- **Task goal**:
Search the listing for "React" and copy every line where it appears.
** start of Data extract **
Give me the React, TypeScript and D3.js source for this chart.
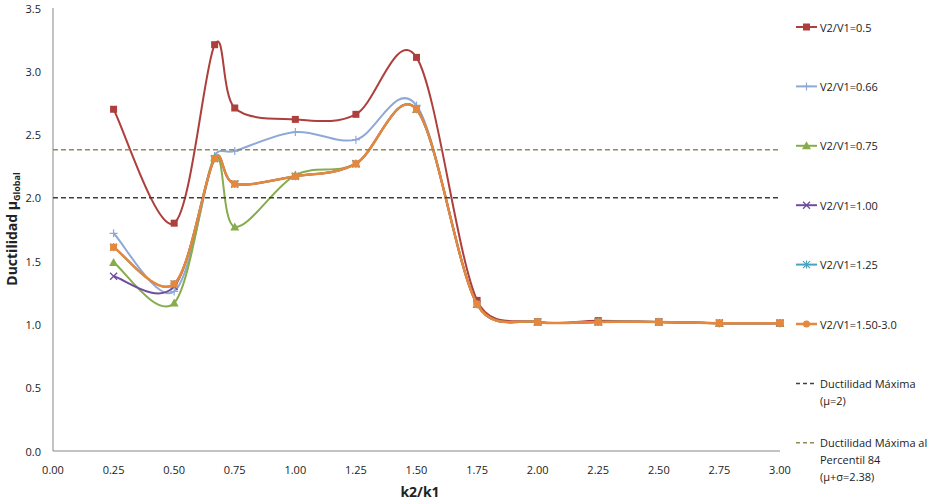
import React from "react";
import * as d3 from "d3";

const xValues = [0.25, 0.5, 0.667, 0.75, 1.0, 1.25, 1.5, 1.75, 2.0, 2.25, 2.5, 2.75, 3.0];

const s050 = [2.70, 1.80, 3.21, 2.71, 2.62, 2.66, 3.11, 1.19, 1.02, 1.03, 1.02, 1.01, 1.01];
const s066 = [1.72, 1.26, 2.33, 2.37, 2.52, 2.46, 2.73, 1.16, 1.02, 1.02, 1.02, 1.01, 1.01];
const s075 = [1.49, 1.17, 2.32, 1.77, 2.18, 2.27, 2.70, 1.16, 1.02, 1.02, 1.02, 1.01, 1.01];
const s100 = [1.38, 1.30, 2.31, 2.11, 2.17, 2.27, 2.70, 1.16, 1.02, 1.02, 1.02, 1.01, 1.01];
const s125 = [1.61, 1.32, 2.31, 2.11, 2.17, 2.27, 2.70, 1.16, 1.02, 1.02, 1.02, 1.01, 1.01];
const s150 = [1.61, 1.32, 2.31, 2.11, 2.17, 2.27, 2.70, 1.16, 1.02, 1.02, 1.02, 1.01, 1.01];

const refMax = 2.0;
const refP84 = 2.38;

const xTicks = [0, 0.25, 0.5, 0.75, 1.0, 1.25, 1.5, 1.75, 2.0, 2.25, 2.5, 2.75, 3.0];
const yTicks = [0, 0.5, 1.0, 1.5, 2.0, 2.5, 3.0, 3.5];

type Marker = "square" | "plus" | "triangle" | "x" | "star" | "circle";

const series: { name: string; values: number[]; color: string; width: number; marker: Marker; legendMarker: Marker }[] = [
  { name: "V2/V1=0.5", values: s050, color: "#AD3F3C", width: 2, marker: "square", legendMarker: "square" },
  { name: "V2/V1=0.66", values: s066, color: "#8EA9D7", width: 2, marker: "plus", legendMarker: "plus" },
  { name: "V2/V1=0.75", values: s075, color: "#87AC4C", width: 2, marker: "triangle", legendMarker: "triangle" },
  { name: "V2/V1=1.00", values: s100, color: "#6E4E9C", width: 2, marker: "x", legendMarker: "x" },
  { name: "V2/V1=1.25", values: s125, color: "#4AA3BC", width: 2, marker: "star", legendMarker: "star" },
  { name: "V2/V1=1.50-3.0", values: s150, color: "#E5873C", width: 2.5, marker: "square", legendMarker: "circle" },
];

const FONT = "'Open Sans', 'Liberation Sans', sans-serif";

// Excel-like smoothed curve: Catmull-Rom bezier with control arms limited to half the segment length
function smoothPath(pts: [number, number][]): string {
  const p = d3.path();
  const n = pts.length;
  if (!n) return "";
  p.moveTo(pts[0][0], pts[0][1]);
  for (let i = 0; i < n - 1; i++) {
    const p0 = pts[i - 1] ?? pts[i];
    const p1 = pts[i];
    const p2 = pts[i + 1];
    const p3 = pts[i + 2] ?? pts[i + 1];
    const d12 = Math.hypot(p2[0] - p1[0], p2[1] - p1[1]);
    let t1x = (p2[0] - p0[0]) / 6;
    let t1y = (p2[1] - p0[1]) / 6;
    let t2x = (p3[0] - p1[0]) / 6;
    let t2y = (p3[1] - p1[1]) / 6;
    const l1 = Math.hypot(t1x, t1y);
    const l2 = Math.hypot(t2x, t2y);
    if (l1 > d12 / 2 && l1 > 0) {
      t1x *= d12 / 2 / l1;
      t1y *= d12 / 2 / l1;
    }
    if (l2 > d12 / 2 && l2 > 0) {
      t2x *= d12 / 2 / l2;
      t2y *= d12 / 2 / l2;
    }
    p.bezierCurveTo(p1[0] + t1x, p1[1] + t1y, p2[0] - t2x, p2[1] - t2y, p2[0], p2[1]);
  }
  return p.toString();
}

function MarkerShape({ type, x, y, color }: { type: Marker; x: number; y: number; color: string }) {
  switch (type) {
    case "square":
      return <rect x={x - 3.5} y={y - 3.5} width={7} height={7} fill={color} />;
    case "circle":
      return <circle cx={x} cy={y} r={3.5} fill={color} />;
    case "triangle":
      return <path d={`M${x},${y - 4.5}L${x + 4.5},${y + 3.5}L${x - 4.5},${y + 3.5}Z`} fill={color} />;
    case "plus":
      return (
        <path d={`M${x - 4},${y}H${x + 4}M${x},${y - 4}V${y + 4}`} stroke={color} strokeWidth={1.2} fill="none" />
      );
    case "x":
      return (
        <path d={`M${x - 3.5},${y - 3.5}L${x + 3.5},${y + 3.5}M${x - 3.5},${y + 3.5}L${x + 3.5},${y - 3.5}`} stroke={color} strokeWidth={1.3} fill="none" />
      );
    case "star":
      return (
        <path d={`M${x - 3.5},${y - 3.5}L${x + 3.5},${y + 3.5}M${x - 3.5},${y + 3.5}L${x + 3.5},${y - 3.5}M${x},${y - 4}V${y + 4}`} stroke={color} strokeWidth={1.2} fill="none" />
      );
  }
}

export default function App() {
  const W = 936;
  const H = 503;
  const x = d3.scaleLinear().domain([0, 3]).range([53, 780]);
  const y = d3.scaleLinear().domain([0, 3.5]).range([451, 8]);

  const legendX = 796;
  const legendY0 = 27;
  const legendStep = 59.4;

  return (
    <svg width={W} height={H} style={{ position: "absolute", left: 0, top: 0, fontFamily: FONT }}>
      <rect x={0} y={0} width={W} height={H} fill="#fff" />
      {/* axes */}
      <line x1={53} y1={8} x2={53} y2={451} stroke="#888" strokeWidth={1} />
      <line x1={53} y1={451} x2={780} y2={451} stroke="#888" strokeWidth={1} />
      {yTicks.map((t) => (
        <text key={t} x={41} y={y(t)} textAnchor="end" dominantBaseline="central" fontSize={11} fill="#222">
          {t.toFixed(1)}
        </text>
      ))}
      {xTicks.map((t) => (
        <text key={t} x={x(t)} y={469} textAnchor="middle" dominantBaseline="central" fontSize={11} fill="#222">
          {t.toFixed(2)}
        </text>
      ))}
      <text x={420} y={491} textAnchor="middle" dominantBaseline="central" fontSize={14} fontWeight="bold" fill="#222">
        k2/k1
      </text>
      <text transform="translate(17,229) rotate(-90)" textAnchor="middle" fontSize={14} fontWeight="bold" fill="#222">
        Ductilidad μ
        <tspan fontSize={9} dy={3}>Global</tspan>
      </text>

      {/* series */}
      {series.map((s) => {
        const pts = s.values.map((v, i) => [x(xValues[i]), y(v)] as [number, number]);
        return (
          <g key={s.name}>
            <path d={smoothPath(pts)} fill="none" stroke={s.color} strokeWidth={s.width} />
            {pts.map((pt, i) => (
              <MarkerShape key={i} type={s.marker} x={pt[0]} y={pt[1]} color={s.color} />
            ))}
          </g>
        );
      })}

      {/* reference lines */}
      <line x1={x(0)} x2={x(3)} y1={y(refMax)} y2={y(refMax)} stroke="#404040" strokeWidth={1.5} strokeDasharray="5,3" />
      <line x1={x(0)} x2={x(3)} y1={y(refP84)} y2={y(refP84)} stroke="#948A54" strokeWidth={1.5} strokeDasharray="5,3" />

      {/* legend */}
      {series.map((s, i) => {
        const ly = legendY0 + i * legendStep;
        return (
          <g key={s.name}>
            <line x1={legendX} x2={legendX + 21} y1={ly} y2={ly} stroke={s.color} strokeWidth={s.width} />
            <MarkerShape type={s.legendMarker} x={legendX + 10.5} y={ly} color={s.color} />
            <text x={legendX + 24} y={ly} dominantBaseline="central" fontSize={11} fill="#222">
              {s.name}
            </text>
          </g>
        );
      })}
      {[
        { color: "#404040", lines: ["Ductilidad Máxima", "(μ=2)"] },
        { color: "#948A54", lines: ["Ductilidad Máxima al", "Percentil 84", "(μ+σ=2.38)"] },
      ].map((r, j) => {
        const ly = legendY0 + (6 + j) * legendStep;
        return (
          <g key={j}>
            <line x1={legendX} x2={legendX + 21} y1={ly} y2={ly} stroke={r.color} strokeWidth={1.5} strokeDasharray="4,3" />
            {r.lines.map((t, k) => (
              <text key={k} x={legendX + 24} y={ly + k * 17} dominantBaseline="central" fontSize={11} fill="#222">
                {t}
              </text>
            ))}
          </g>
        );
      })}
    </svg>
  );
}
** end of Data extract **
- **Result**:
Give me the React, TypeScript and D3.js source for this chart.
import React from "react";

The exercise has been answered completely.